When the drug dealers began to retaliate, police increased their patrols of her rented house; but they, like many relatives, urged Angela to move out of the house and perhaps even away from the Badlands, as her area of Baltimore is known. Prosecutors even offered the Dawsons the chance to enter the witness-protection program. Angela was particularly concerned about Carnell, who had taken to sitting on the front stoop to guard their house, and considered several alternatives, among them moving to Oklahoma or to a different part of the city. "But she was struggling with the idea," says Reverend Armstrong. "They were committed and stood their ground." Councilwoman Pamela Carter, 48, who lives nearby, sympathizes. "It's hard to leave when it's your home," she says.

Police have arrested and charged Angela's neighbor Darrell Brooks, 21, with arson and six counts of murder. (A seventh murder charge is expected.) Though Brooks has had repeated run-ins with the police, people who know him cannot square the current charges with the boy who once clerked for the city council president. "He wanted people to need him," says Sabrina Sutton, 42, a constituency outreach worker. "He wanted to be useful."

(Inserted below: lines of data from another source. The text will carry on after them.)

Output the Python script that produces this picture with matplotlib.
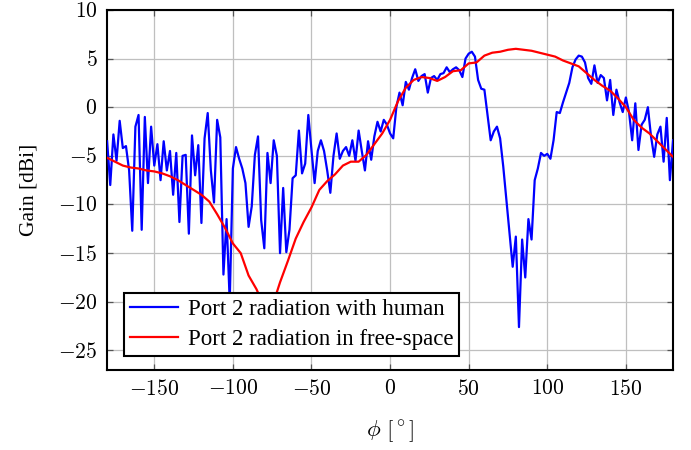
import numpy as np
import matplotlib
matplotlib.use("Agg")
import matplotlib.pyplot as plt
from matplotlib.ticker import FuncFormatter, MultipleLocator

# ---- data ----
phi_human = np.arange(-180, 181, 2)
gain_human = [
    -3.5, -8.0, -2.8, -5.5, -1.4, -4.2, -4.0, -6.5, -12.7, -2.0, -0.8, -12.6, -1.0, -7.8, -2.0, -6.0,
    -3.8, -7.5, -3.5, -6.5, -4.5, -9.0,
    -4.7, -11.8, -5.0, -4.9, -13.0, -2.9, -7.0, -3.9, -11.9, -3.2, -0.6, -6.5, -9.8, -1.3, -3.1,
    -17.2, -11.5, -20.0, -6.3, -4.1, -5.3, -6.3, -7.8, -12.3,
    -10.2, -4.9, -3.0, -11.6, -14.5, -4.7, -7.8, -3.4, -5.0, -15.0, -8.3, -14.9, -12.6, -7.3, -7.0,
    -2.4, -6.8, -5.8, -0.8, -4.4, -7.8, -4.5, -3.4, -4.5, -6.5, -8.8, -5.0, -2.7, -5.3, -4.5, -4.1,
    -5.0, -3.4, -5.5, -2.4, -4.5, -6.5, -3.5, -5.4, -3.0, -1.5, -2.5, -1.3, -1.8, -2.7,
    -3.2, 0.0, 1.5, 0.2, 2.6, 1.8, 3.0, 3.9, 2.7, 3.2, 3.4, 1.5, 3.0, 3.2, 2.8, 3.4, 3.5, 4.1, 3.6,
    3.9, 4.1, 3.8, 3.1, 5.0, 5.5, 5.7, 5.2, 2.8, 1.9, 1.8,
    -0.8, -3.4, -2.5, -2.0, -3.2, -6.1, -9.5, -12.9, -16.4, -13.3, -22.6, -13.6, -17.5, -11.5, -13.6,
    -7.5, -6.3, -4.7, -5.0, -4.8, -5.3, -3.4, -0.5, -0.6, 0.5, 1.5, 2.5, 4.1, 4.9, 5.3,
    5.2, 4.6, 3.0, 2.4, 4.3, 2.5, 3.3, 3.0, 0.7, 2.8, -0.8, 1.8, 0.5, -0.5, 1.0, -0.5, -3.4, 0.4,
    -4.4, -1.8, -1.3, 0.0, -3.0, -5.1, -2.8, -2.0, -5.6, -1.1, -7.5, -3.4,
]

phi_free = np.arange(-180, 181, 5)
gain_free = [
    -5.2, -5.6, -6.0, -6.2, -6.3, -6.5, -6.6, -6.8, -7.1, -7.5, -8.0, -8.5, -9.0, -9.7, -11.0,
    -12.4, -14.0, -15.0, -17.3, -18.7, -20.5, -20.5, -18.0, -15.8, -13.5, -11.8, -10.3, -8.5,
    -7.6, -6.9, -6.0, -5.6, -5.6, -4.9, -3.8, -2.7, -1.3, 0.6, 2.0, 2.8, 3.1, 3.0, 2.7, 3.1,
    3.7, 3.8, 4.5, 4.6, 5.3, 5.6, 5.7, 5.9, 6.0, 5.9, 5.8, 5.6, 5.4, 5.2, 4.8, 4.5, 4.2, 3.5,
    2.8, 2.2, 1.7, 0.9, 0.0, -1.3, -2.1, -2.7, -3.5, -4.3, -5.1,
]

label_human = "Port 2 radiation with human"
label_free = "Port 2 radiation in free-space"
x_label = r"$\phi\ [^\circ]$"
y_label = "Gain [dBi]"

# ---- style ----
plt.rcParams["mathtext.fontset"] = "cm"
plt.rcParams["font.family"] = ["Liberation Serif", "DejaVu Serif"]

fig = plt.figure(figsize=(6.91, 4.50), dpi=100)
ax = fig.add_axes([0.155, 0.178, 0.819, 0.800])

ax.plot(phi_human, gain_human, color=(0, 0, 1), lw=1.6, label=label_human, zorder=3)
ax.plot(phi_free, gain_free, color=(1, 0, 0), lw=1.6, label=label_free, zorder=4)

ax.set_xlim(-180, 180)
ax.set_ylim(-27, 10)
ax.xaxis.set_major_locator(MultipleLocator(50))
ax.yaxis.set_major_locator(MultipleLocator(5))
fmt = FuncFormatter(lambda v, p: r"$%d$" % round(v))
ax.xaxis.set_major_formatter(fmt)
ax.yaxis.set_major_formatter(fmt)

ax.grid(True, color="#bfbfbf", lw=0.9, zorder=0)
ax.set_axisbelow(True)
ax.tick_params(direction="in", top=True, right=True, length=4, width=0.9,
               color="#555555", labelsize=15.5, pad=7)
for s in ax.spines.values():
    s.set_linewidth(1.5)
    s.set_color("black")

ax.set_xlabel(x_label, fontsize=16.5, labelpad=13)
ax.set_ylabel(y_label, fontsize=15.5, labelpad=14)

leg = ax.legend(loc="lower left", bbox_to_anchor=(0.03, 0.039), fontsize=16.5,
                frameon=True, fancybox=False, edgecolor="black", framealpha=1,
                handlelength=2.1, borderpad=0.27, labelspacing=0.38, handletextpad=0.4,
                borderaxespad=0)
leg.get_frame().set_linewidth(1.5)
leg.set_zorder(10)

fig.savefig("out.png", dpi=100)
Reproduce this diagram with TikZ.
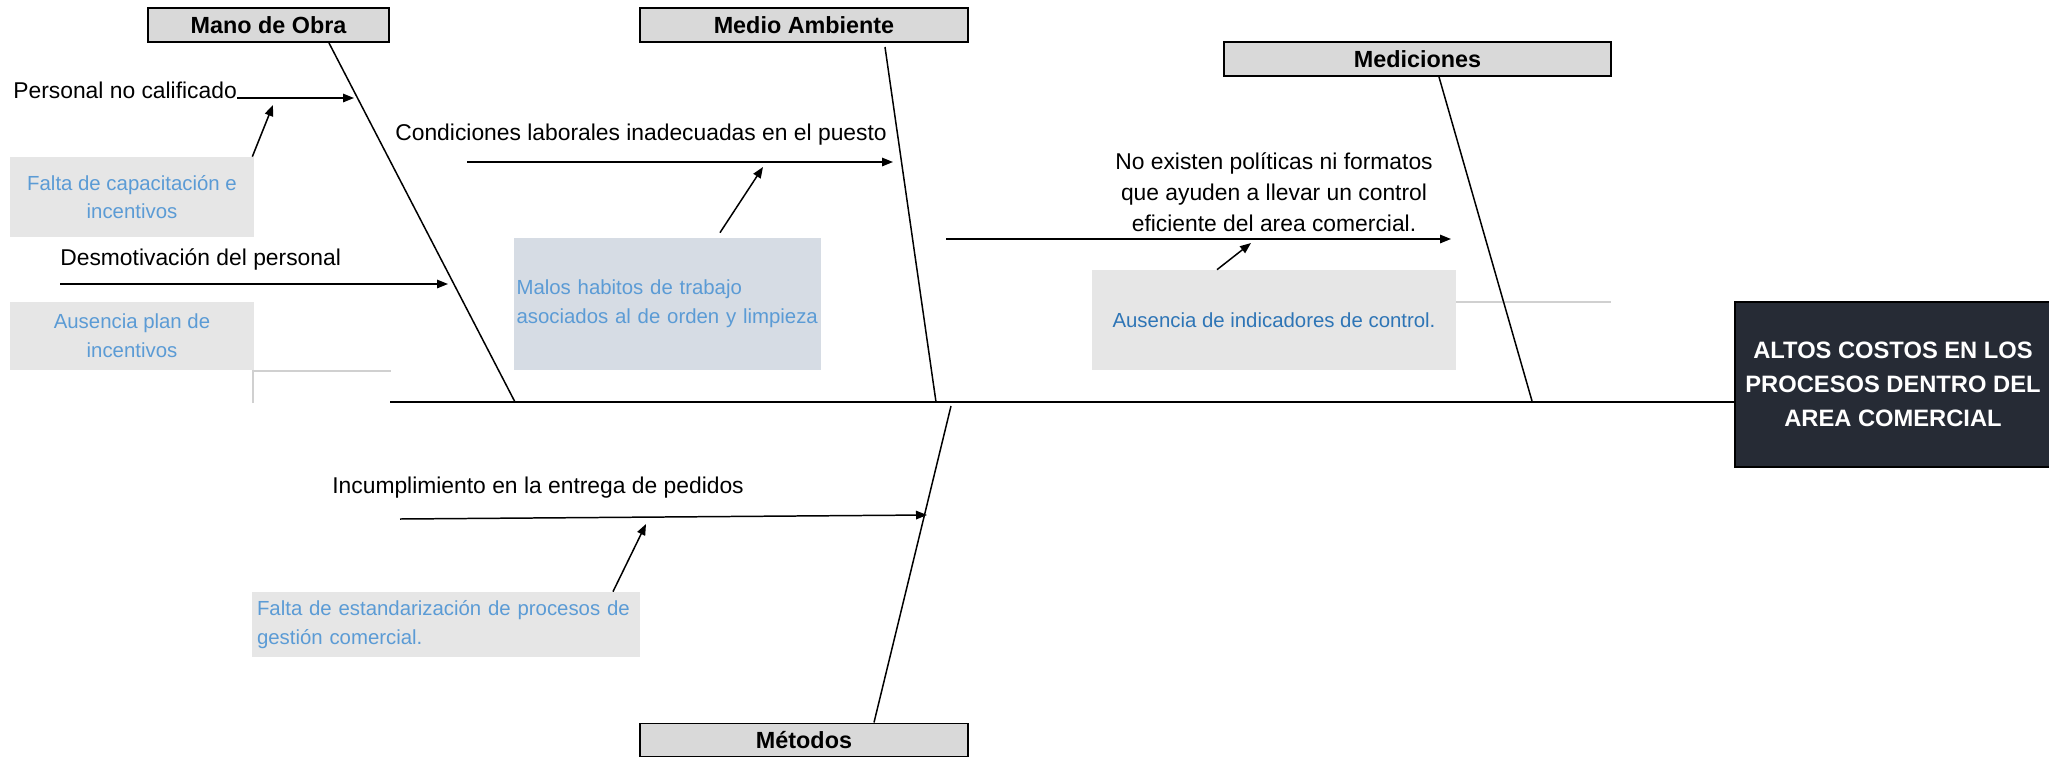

The slayings have ignited a fiery community debate. "People will speak up now," says neighbor Paige Bailey, 36. Education consultant Kevin Parson, 39, warns, "In a few weeks the politicians will move on, the police will leave, and we will forget too. We can't let that happen this time." Many agree with Sgt. Joseph Orem, 32, who fears that the tragedy will make people "more wary of calling the police because they are afraid of retaliation." But many more, fearful of policing the streets themselves, are convinced that the community must join forces.

The one person certain never to forget is Angela's surviving child, Lakeesha Bo well. "My mother used to tell us all, 'When I'm gone, my children will be my legacy,'" says the stunned girl, who is seven months pregnant with her first child. "Well, now I'm her only legacy left. I have to shine for them."